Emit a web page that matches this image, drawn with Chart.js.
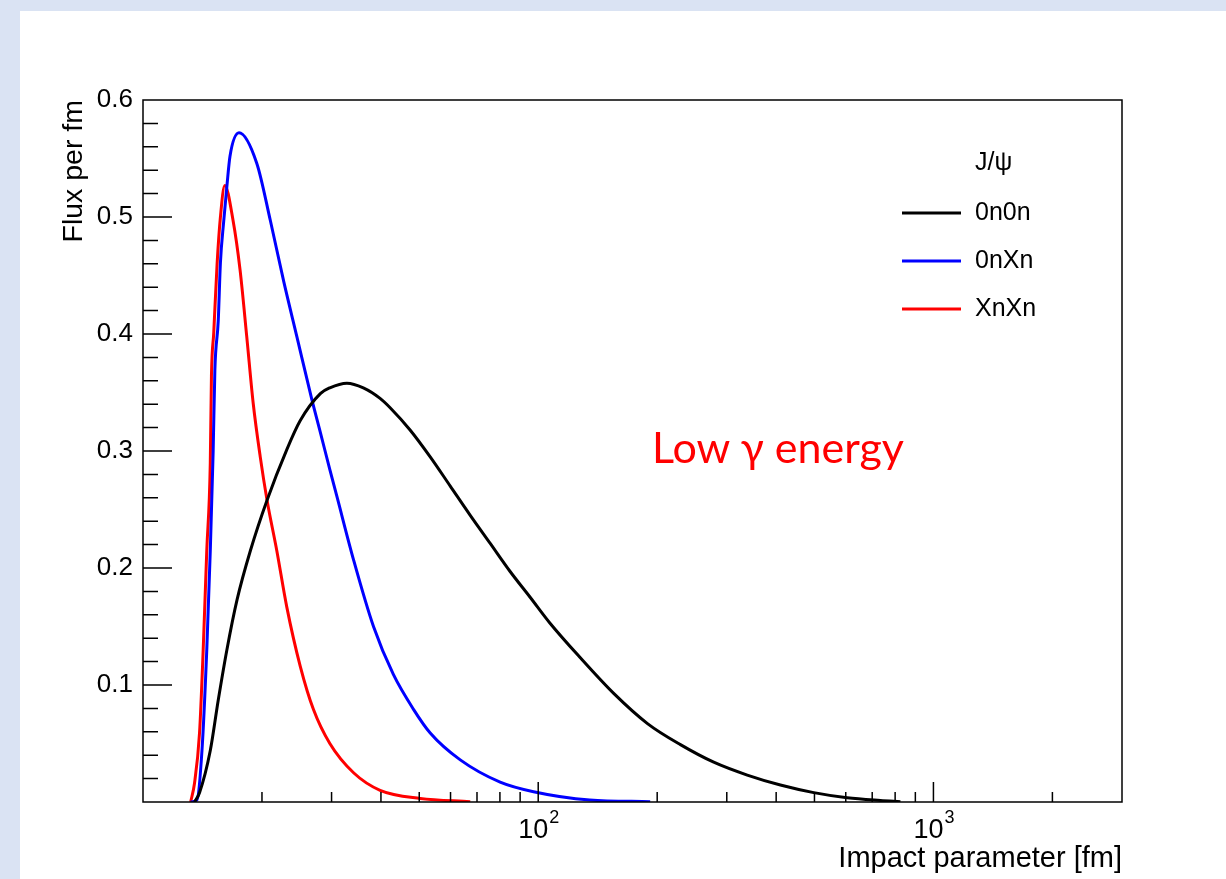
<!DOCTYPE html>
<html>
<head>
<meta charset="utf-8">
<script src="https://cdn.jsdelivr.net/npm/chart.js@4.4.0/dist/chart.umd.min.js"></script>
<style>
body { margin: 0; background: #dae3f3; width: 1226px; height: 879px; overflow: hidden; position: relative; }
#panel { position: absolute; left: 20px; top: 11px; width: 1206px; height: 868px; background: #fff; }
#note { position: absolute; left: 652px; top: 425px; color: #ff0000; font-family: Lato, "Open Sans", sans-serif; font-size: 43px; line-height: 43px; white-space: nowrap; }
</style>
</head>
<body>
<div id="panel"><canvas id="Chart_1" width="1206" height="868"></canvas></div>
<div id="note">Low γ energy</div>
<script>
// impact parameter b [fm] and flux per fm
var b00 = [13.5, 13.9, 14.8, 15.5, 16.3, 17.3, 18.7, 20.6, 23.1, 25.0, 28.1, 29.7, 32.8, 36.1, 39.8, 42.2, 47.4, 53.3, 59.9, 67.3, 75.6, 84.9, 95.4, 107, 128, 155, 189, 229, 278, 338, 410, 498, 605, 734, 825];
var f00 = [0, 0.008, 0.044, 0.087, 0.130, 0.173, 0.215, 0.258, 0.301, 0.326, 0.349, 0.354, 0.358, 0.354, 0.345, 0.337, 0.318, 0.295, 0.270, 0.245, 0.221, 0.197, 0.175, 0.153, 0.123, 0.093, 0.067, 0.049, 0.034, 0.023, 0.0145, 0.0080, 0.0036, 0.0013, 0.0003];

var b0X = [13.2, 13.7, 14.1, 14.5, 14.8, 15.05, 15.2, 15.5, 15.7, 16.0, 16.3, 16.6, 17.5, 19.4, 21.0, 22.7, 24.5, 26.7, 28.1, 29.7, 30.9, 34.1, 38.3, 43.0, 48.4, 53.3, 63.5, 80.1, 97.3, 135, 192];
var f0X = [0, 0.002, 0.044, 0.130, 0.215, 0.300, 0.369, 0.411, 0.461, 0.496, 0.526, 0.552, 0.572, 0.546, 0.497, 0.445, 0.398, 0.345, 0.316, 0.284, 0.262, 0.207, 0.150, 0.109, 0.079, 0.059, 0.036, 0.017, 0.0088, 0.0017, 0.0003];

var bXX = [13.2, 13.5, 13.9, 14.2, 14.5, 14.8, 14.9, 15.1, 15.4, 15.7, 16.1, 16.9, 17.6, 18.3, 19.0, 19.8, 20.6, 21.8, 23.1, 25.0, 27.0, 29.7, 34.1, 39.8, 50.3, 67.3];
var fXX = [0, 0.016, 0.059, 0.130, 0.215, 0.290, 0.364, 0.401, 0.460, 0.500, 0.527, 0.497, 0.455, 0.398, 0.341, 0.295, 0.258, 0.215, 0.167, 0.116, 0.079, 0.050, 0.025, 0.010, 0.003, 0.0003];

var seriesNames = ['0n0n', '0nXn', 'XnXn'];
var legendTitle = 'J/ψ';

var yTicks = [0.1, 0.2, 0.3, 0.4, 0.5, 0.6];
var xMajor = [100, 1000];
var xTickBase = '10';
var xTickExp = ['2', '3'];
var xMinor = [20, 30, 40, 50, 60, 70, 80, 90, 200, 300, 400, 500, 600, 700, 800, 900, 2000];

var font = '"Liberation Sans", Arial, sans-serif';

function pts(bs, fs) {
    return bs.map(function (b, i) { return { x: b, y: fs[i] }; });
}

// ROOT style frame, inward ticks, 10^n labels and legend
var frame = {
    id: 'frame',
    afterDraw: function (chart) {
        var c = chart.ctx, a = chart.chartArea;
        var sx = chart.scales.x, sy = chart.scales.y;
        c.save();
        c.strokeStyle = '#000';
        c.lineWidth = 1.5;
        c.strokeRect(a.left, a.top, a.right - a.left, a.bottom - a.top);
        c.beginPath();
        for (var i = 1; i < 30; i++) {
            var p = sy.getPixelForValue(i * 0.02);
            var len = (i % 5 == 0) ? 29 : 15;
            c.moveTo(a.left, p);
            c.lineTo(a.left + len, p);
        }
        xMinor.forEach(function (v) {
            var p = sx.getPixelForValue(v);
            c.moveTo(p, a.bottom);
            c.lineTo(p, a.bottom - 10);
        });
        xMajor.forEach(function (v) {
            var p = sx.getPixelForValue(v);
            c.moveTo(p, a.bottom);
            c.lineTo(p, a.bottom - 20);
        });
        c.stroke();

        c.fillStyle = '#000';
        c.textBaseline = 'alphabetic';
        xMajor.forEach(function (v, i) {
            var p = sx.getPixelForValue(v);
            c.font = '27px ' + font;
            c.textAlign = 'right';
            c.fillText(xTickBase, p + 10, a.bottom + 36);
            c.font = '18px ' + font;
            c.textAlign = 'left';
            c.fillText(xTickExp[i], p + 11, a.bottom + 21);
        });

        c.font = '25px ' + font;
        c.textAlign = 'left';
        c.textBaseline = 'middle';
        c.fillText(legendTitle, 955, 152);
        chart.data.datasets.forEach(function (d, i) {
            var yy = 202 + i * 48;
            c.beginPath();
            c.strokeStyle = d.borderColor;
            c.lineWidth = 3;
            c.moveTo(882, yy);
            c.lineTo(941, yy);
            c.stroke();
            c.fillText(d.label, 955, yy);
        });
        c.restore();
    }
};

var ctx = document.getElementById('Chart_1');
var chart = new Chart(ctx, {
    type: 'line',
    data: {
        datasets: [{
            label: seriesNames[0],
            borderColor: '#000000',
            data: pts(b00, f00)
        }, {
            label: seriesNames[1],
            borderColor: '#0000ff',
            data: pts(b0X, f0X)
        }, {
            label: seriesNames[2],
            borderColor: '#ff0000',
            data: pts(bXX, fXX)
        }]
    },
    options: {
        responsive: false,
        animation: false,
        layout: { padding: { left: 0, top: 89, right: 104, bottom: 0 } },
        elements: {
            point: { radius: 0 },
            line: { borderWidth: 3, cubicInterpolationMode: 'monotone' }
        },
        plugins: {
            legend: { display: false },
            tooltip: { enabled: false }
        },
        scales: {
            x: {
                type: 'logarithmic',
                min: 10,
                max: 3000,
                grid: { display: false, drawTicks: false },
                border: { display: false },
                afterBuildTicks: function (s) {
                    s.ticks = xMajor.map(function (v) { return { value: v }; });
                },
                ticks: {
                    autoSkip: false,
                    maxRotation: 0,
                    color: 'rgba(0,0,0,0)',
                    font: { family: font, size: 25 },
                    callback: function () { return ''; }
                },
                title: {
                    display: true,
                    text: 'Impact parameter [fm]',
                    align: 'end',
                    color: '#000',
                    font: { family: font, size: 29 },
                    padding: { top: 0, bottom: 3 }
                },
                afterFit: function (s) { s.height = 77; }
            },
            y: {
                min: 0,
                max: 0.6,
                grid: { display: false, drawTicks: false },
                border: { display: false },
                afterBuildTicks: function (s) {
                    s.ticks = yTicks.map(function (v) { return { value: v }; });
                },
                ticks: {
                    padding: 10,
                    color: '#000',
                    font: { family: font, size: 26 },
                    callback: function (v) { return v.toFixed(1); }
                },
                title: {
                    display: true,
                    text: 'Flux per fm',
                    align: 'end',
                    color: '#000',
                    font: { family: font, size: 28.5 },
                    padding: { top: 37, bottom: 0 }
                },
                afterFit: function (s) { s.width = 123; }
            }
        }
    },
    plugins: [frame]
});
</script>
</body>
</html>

------------------------------------

Return each line exactly as written. Any picture gets left out.

Emit a web page that matches this image, drawn with Chart.js.
<!DOCTYPE html>
<html>
<head>
<meta charset="utf-8">
<script src="https://cdn.jsdelivr.net/npm/chart.js@4.4.0/dist/chart.umd.min.js"></script>
<style>
body { margin: 0; background: #dae3f3; width: 1226px; height: 879px; overflow: hidden; position: relative; }
#panel { position: absolute; left: 20px; top: 11px; width: 1206px; height: 868px; background: #fff; }
#note { position: absolute; left: 652px; top: 425px; color: #ff0000; font-family: Lato, "Open Sans", sans-serif; font-size: 43px; line-height: 43px; white-space: nowrap; }
</style>
</head>
<body>
<div id="panel"><canvas id="Chart_1" width="1206" height="868"></canvas></div>
<div id="note">Low γ energy</div>
<script>
// impact parameter b [fm] and flux per fm
var b00 = [13.5, 13.9, 14.8, 15.5, 16.3, 17.3, 18.7, 20.6, 23.1, 25.0, 28.1, 29.7, 32.8, 36.1, 39.8, 42.2, 47.4, 53.3, 59.9, 67.3, 75.6, 84.9, 95.4, 107, 128, 155, 189, 229, 278, 338, 410, 498, 605, 734, 825];
var f00 = [0, 0.008, 0.044, 0.087, 0.130, 0.173, 0.215, 0.258, 0.301, 0.326, 0.349, 0.354, 0.358, 0.354, 0.345, 0.337, 0.318, 0.295, 0.270, 0.245, 0.221, 0.197, 0.175, 0.153, 0.123, 0.093, 0.067, 0.049, 0.034, 0.023, 0.0145, 0.0080, 0.0036, 0.0013, 0.0003];

var b0X = [13.2, 13.7, 14.1, 14.5, 14.8, 15.05, 15.2, 15.5, 15.7, 16.0, 16.3, 16.6, 17.5, 19.4, 21.0, 22.7, 24.5, 26.7, 28.1, 29.7, 30.9, 34.1, 38.3, 43.0, 48.4, 53.3, 63.5, 80.1, 97.3, 135, 192];
var f0X = [0, 0.002, 0.044, 0.130, 0.215, 0.300, 0.369, 0.411, 0.461, 0.496, 0.526, 0.552, 0.572, 0.546, 0.497, 0.445, 0.398, 0.345, 0.316, 0.284, 0.262, 0.207, 0.150, 0.109, 0.079, 0.059, 0.036, 0.017, 0.0088, 0.0017, 0.0003];

var bXX = [13.2, 13.5, 13.9, 14.2, 14.5, 14.8, 14.9, 15.1, 15.4, 15.7, 16.1, 16.9, 17.6, 18.3, 19.0, 19.8, 20.6, 21.8, 23.1, 25.0, 27.0, 29.7, 34.1, 39.8, 50.3, 67.3];
var fXX = [0, 0.016, 0.059, 0.130, 0.215, 0.290, 0.364, 0.401, 0.460, 0.500, 0.527, 0.497, 0.455, 0.398, 0.341, 0.295, 0.258, 0.215, 0.167, 0.116, 0.079, 0.050, 0.025, 0.010, 0.003, 0.0003];

var seriesNames = ['0n0n', '0nXn', 'XnXn'];
var legendTitle = 'J/ψ';

var yTicks = [0.1, 0.2, 0.3, 0.4, 0.5, 0.6];
var xMajor = [100, 1000];
var xTickBase = '10';
var xTickExp = ['2', '3'];
var xMinor = [20, 30, 40, 50, 60, 70, 80, 90, 200, 300, 400, 500, 600, 700, 800, 900, 2000];

var font = '"Liberation Sans", Arial, sans-serif';

function pts(bs, fs) {
    return bs.map(function (b, i) { return { x: b, y: fs[i] }; });
}

// ROOT style frame, inward ticks, 10^n labels and legend
var frame = {
    id: 'frame',
    afterDraw: function (chart) {
        var c = chart.ctx, a = chart.chartArea;
        var sx = chart.scales.x, sy = chart.scales.y;
        c.save();
        c.strokeStyle = '#000';
        c.lineWidth = 1.5;
        c.strokeRect(a.left, a.top, a.right - a.left, a.bottom - a.top);
        c.beginPath();
        for (var i = 1; i < 30; i++) {
            var p = sy.getPixelForValue(i * 0.02);
            var len = (i % 5 == 0) ? 29 : 15;
            c.moveTo(a.left, p);
            c.lineTo(a.left + len, p);
        }
        xMinor.forEach(function (v) {
            var p = sx.getPixelForValue(v);
            c.moveTo(p, a.bottom);
            c.lineTo(p, a.bottom - 10);
        });
        xMajor.forEach(function (v) {
            var p = sx.getPixelForValue(v);
            c.moveTo(p, a.bottom);
            c.lineTo(p, a.bottom - 20);
        });
        c.stroke();

        c.fillStyle = '#000';
        c.textBaseline = 'alphabetic';
        xMajor.forEach(function (v, i) {
            var p = sx.getPixelForValue(v);
            c.font = '27px ' + font;
            c.textAlign = 'right';
            c.fillText(xTickBase, p + 10, a.bottom + 36);
            c.font = '18px ' + font;
            c.textAlign = 'left';
            c.fillText(xTickExp[i], p + 11, a.bottom + 21);
        });

        c.font = '25px ' + font;
        c.textAlign = 'left';
        c.textBaseline = 'middle';
        c.fillText(legendTitle, 955, 152);
        chart.data.datasets.forEach(function (d, i) {
            var yy = 202 + i * 48;
            c.beginPath();
            c.strokeStyle = d.borderColor;
            c.lineWidth = 3;
            c.moveTo(882, yy);
            c.lineTo(941, yy);
            c.stroke();
            c.fillText(d.label, 955, yy);
        });
        c.restore();
    }
};

var ctx = document.getElementById('Chart_1');
var chart = new Chart(ctx, {
    type: 'line',
    data: {
        datasets: [{
            label: seriesNames[0],
            borderColor: '#000000',
            data: pts(b00, f00)
        }, {
            label: seriesNames[1],
            borderColor: '#0000ff',
            data: pts(b0X, f0X)
        }, {
            label: seriesNames[2],
            borderColor: '#ff0000',
            data: pts(bXX, fXX)
        }]
    },
    options: {
        responsive: false,
        animation: false,
        layout: { padding: { left: 0, top: 89, right: 104, bottom: 0 } },
        elements: {
            point: { radius: 0 },
            line: { borderWidth: 3, cubicInterpolationMode: 'monotone' }
        },
        plugins: {
            legend: { display: false },
            tooltip: { enabled: false }
        },
        scales: {
            x: {
                type: 'logarithmic',
                min: 10,
                max: 3000,
                grid: { display: false, drawTicks: false },
                border: { display: false },
                afterBuildTicks: function (s) {
                    s.ticks = xMajor.map(function (v) { return { value: v }; });
                },
                ticks: {
                    autoSkip: false,
                    maxRotation: 0,
                    color: 'rgba(0,0,0,0)',
                    font: { family: font, size: 25 },
                    callback: function () { return ''; }
                },
                title: {
                    display: true,
                    text: 'Impact parameter [fm]',
                    align: 'end',
                    color: '#000',
                    font: { family: font, size: 29 },
                    padding: { top: 0, bottom: 3 }
                },
                afterFit: function (s) { s.height = 77; }
            },
            y: {
                min: 0,
                max: 0.6,
                grid: { display: false, drawTicks: false },
                border: { display: false },
                afterBuildTicks: function (s) {
                    s.ticks = yTicks.map(function (v) { return { value: v }; });
                },
                ticks: {
                    padding: 10,
                    color: '#000',
                    font: { family: font, size: 26 },
                    callback: function (v) { return v.toFixed(1); }
                },
                title: {
                    display: true,
                    text: 'Flux per fm',
                    align: 'end',
                    color: '#000',
                    font: { family: font, size: 28.5 },
                    padding: { top: 37, bottom: 0 }
                },
                afterFit: function (s) { s.width = 123; }
            }
        }
    },
    plugins: [frame]
});
</script>
</body>
</html>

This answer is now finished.